A swinging neckbreaker from ELIJAH earns a rather nonchalant two-count, before Bishop went to work on James Obstruction, stomping on the knee before shoving him out of the ring. Unlike with, say, Mike Bird earlier, the usual cheating tactics didn’t seem to draw too much of a reaction for Nothing To Prove… perhaps that’s because they’ve been beaten like a drum? Bishop’s in next as the rest of the Anti-Fun Police were drawn into the ring, allowing for some triple-teaming, before James finally nailed a satellite DDT. A tag out to Leigh nearly followed, but Drew Parker came in, only to delay things as Dunne got the tag instead, unloading on ELIJAH with a series of right hands.

A front suplex and a running knee kept ELIJAH down, as did a slingshot back cracker, but Parker breaks up the cover just in time. Not to worry, as spears follow from Dunne, until ELIJAH rushes in with a Slingblade and an implant DDT as the covers keep on coming. Bishop cuts off a double-team superplex by giving the Brothers of Obstruction a double back suplex.

Bishop whiffs on a dropkick, taking out ELIJAH by mistake, as he’s then taken up into the corner for a back cracker and a pair of stomps as the Anti-Fun Police tried to stomp their way through Nothing To Prove’s big man, before a double-team pop-up knee led to Parker getting wiped out too. A pair of topes from the Brothers left Parker and Bishop out, leaving us with just Dunne and ELIJAH… with the latter using Chris Roberts as a human shield to save himself from a springboard lungblower, before rolling up Dunne for the win. Hey, a cheap win, but eh… it’s not a good sign when your lead “anarchistic” faction don’t generate much response, but what do I know? I just watch this stuff! ***½

There’s something about this feud that’s doing absolutely nothing for me – it may be boring, but they’re going to need to have do obscenely obvious with Nothing to Prove to have them really considered a threat. Sneak wins and “dissension” between the Anti Fun Police isn’t making anyone fear Nothing to Prove – and the longer it’s left that way, the more I fear for the traditional year-long storyline in ATTACK.

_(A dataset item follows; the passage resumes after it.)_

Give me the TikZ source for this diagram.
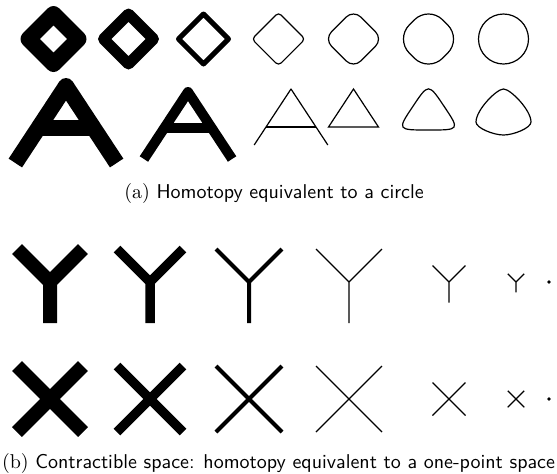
\documentclass[tikz,border=0pt]{standalone}
\newlength{\pxsize}
\setlength{\pxsize}{0.5pt}
\begin{document}
\begin{tikzpicture}[x=\pxsize, y=-\pxsize,
		thin line/.style={line width=1.2*\pxsize},
		caption/.style={anchor=base, inner sep=0pt}]
		\useasboundingbox (0,0) rectangle (557,473);
		% diamonds getting thinner
		\foreach \cx/\w in {53.5/16, 128.5/11, 203.5/5} {
				\draw[line width=\w*\pxsize, line join=round] (\cx+12.5,26.5) -- (\cx,14) -- (\cx-25,39) -- (\cx,64) -- (\cx+25,39) -- cycle;
			}
		% diamonds getting rounder
		\foreach \cx/\R/\r in {278.5/26.6/3.8, 353.5/29.3/10.4, 428.5/33.3/20} {
				\draw[thin line, rounded corners=\r*\pxsize] (\cx+\R/2,39-\R/2) -- (\cx,39-\R) -- (\cx-\R,39) -- (\cx,39+\R) -- (\cx+\R,39) -- (\cx+\R/2,39-\R/2);
			}
		\draw[thin line] (503.5,39) circle[radius=25];
		% the letter A losing its legs
		\foreach \cx/\ay/\cy/\fy/\w in {66/86/128/163/16, 188/92/128/159/10, 291/89/127/145/1.2} {
				\draw[line width=\w*\pxsize, line join=round] ({\cx-0.658*(\fy-\ay)},\fy) -- (\cx,\ay) -- ({\cx+0.658*(\fy-\ay)},\fy);
				\draw[line width=\w*\pxsize] ({\cx-0.658*(\cy-\ay)},\cy) -- ({\cx+0.658*(\cy-\ay)},\cy);
			}
		\draw[thin line] (353.5,89) -- (378.5,127) -- (328.5,127) -- cycle;
		\draw[thin line] (444.2,106.5) .. controls (459.9,130) and (459.9,130) .. (428.5,130) .. controls (397.1,130) and (397.1,130) .. (412.8,106.5) .. controls (428.5,83) and (428.5,83) .. (444.2,106.5) -- cycle;
		\draw[thin line] (503.5,89) .. controls (510.5,89) and (531,110) .. (531,122) .. controls (531,128) and (513.5,135) .. (503.5,135) .. controls (493.5,135) and (476,128) .. (476,122) .. controls (476,110) and (496.5,89) .. (503.5,89) -- cycle;
		% Y shapes
		\foreach \cx/\w in {50/14, 150/9.5, 249/4, 349/1.2} {
				\draw[line width=\w*\pxsize] (\cx-33,249) -- (\cx,282) -- (\cx+33,249) (\cx,282) -- (\cx,323);
			}
		\foreach \cx/\s in {449/0.5, 516/0.25} {
				\draw[thin line] ({\cx-33*\s},{282-33*\s}) -- (\cx,282) -- ({\cx+33*\s},{282-33*\s}) (\cx,282) -- (\cx,{282+41*\s});
			}
		\fill (549,282) circle[radius=1.8];
		% X shapes
		\foreach \cx/\w in {50/14, 150/9.5, 249/4, 349/1.2} {
				\draw[line width=\w*\pxsize] (\cx-33,366) -- (\cx+33,432) (\cx-33,432) -- (\cx+33,366);
			}
		\foreach \cx/\s in {449/0.5, 516/0.25} {
				\draw[thin line] ({\cx-33*\s},{399-33*\s}) -- ({\cx+33*\s},{399+33*\s}) ({\cx-33*\s},{399+33*\s}) -- ({\cx+33*\s},{399-33*\s});
			}
		\fill (549,399) circle[radius=1.8];
		\node[caption] (capa) at (274,198) {(a) \textsf{Homotopy equivalent to a circle}};
		\node[caption] (capb) at (278.5,468) {(b) \textsf{Contractible space: homotopy equivalent to a one-point space}};
	\end{tikzpicture}
\end{document}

ATTACK’s shows at the Frog & Fiddle in Cheltenham are always a little cosier than their other venues – and with some nice surprises this time, it made this show stick out a little more than it otherwise would have. Their next show’s already happened by the time you read this, with their “My Sacrifice II” WrestleMania-theme show, so it’ll be interesting to see what they actually ran with – considering their champion was once again unavailable!